Exercise instructions
The material below holds pictures; leave them out and reproduce exactly the lines from the one with "Output the LaTeX" through the one with "(sched) at (328,802)", inclusive.

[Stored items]
** Start **

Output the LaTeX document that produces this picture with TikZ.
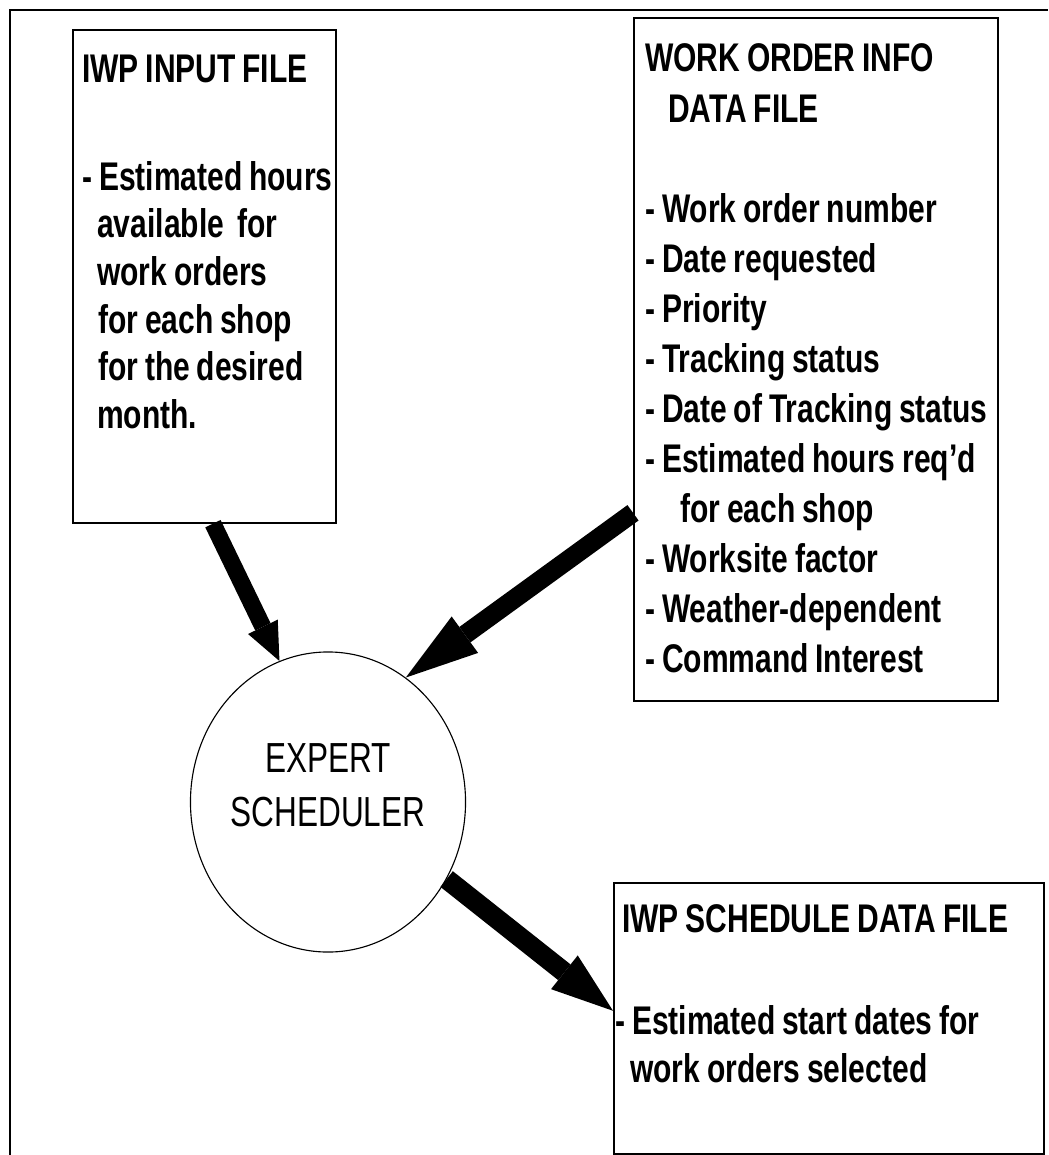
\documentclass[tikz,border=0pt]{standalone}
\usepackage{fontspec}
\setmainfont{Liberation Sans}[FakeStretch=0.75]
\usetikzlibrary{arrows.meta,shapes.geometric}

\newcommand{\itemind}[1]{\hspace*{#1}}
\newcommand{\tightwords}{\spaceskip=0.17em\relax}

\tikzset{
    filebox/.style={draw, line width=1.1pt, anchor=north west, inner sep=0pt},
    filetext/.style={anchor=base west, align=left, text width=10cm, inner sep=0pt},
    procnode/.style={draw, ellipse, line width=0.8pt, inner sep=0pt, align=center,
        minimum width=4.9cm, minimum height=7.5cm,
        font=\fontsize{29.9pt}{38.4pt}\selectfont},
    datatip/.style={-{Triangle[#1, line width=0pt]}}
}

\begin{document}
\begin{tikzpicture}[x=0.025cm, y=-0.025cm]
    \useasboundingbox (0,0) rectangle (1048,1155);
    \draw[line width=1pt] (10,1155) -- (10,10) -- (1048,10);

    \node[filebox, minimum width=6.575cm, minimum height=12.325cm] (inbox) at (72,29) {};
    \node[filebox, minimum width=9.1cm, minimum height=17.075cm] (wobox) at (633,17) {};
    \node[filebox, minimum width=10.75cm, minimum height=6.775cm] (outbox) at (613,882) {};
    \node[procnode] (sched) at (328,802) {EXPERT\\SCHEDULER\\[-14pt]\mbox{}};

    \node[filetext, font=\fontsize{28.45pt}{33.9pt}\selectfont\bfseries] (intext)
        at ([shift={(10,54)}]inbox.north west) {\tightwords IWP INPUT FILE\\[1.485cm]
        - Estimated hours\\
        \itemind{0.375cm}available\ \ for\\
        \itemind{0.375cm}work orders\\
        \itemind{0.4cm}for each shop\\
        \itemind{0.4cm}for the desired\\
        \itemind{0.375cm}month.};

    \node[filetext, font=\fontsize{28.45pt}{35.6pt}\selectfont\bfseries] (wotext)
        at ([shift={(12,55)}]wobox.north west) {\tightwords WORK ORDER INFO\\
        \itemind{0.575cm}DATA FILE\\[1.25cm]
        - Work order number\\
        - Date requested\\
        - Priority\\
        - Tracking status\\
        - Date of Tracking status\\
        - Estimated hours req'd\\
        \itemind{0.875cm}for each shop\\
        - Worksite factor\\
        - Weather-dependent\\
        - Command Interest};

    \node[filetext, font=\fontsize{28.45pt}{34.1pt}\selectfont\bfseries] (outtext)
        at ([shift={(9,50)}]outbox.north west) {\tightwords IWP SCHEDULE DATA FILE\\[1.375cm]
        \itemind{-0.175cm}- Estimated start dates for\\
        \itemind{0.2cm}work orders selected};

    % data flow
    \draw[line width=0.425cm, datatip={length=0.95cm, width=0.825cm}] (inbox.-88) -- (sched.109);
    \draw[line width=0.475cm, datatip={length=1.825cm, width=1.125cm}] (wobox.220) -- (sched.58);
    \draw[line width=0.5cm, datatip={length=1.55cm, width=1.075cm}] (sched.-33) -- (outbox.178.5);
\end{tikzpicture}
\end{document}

** End **
** Start **

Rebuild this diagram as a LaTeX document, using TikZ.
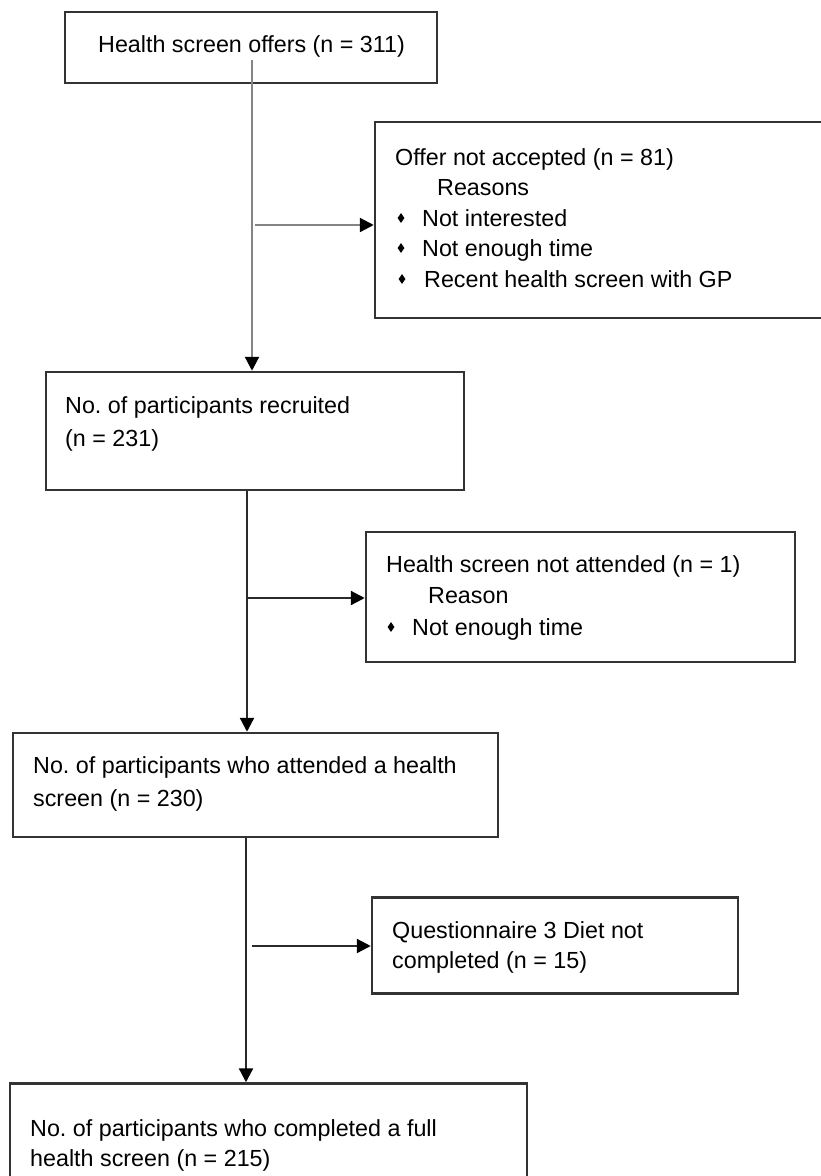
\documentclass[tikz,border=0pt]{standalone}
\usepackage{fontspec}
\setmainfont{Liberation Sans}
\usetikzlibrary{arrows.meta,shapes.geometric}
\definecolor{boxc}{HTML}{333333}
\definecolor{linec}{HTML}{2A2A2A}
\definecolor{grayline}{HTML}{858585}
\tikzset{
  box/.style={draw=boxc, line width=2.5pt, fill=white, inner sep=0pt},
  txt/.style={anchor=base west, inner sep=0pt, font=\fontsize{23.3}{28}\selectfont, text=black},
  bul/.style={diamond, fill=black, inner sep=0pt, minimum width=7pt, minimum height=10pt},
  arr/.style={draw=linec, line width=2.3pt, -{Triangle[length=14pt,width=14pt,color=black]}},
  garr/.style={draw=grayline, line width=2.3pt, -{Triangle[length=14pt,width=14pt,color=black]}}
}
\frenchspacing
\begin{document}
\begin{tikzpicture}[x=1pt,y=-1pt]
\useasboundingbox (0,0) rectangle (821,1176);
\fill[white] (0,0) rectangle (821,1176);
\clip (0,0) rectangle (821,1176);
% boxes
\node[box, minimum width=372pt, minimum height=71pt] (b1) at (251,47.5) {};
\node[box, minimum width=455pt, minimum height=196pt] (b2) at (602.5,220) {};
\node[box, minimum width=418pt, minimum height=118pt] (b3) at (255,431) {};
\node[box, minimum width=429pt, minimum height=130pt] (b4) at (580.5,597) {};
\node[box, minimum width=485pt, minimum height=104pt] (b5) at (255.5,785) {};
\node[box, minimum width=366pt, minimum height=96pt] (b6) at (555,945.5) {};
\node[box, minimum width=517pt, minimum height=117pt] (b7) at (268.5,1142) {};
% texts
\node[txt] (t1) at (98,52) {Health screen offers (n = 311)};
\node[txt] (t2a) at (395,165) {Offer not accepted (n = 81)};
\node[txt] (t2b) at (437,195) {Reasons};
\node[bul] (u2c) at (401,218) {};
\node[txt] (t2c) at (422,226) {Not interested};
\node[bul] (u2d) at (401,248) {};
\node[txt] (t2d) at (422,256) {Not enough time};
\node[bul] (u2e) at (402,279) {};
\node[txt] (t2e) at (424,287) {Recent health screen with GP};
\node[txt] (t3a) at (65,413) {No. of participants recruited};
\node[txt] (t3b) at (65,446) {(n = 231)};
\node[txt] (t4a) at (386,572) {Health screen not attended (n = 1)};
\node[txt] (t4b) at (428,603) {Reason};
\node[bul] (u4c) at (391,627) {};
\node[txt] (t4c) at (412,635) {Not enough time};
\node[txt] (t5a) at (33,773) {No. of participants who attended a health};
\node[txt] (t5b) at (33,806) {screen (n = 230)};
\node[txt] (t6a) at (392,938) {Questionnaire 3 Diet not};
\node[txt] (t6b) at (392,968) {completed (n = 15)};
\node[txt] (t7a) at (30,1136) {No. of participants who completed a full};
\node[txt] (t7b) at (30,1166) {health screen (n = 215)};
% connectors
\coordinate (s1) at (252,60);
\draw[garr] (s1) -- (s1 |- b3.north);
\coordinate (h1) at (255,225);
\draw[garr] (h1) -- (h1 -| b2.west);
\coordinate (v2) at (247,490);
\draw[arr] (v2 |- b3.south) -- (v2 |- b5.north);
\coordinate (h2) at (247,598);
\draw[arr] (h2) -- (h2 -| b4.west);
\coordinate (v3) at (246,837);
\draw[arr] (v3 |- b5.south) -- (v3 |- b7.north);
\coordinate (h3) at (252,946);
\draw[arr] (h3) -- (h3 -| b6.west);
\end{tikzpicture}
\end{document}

** End **

Answer in full
Output the LaTeX document that produces this picture with TikZ.
\documentclass[tikz,border=0pt]{standalone}
\usepackage{fontspec}
\setmainfont{Liberation Sans}[FakeStretch=0.75]
\usetikzlibrary{arrows.meta,shapes.geometric}

\newcommand{\itemind}[1]{\hspace*{#1}}
\newcommand{\tightwords}{\spaceskip=0.17em\relax}

\tikzset{
    filebox/.style={draw, line width=1.1pt, anchor=north west, inner sep=0pt},
    filetext/.style={anchor=base west, align=left, text width=10cm, inner sep=0pt},
    procnode/.style={draw, ellipse, line width=0.8pt, inner sep=0pt, align=center,
        minimum width=4.9cm, minimum height=7.5cm,
        font=\fontsize{29.9pt}{38.4pt}\selectfont},
    datatip/.style={-{Triangle[#1, line width=0pt]}}
}

\begin{document}
\begin{tikzpicture}[x=0.025cm, y=-0.025cm]
    \useasboundingbox (0,0) rectangle (1048,1155);
    \draw[line width=1pt] (10,1155) -- (10,10) -- (1048,10);

    \node[filebox, minimum width=6.575cm, minimum height=12.325cm] (inbox) at (72,29) {};
    \node[filebox, minimum width=9.1cm, minimum height=17.075cm] (wobox) at (633,17) {};
    \node[filebox, minimum width=10.75cm, minimum height=6.775cm] (outbox) at (613,882) {};
    \node[procnode] (sched) at (328,802) {EXPERT\\SCHEDULER\\[-14pt]\mbox{}};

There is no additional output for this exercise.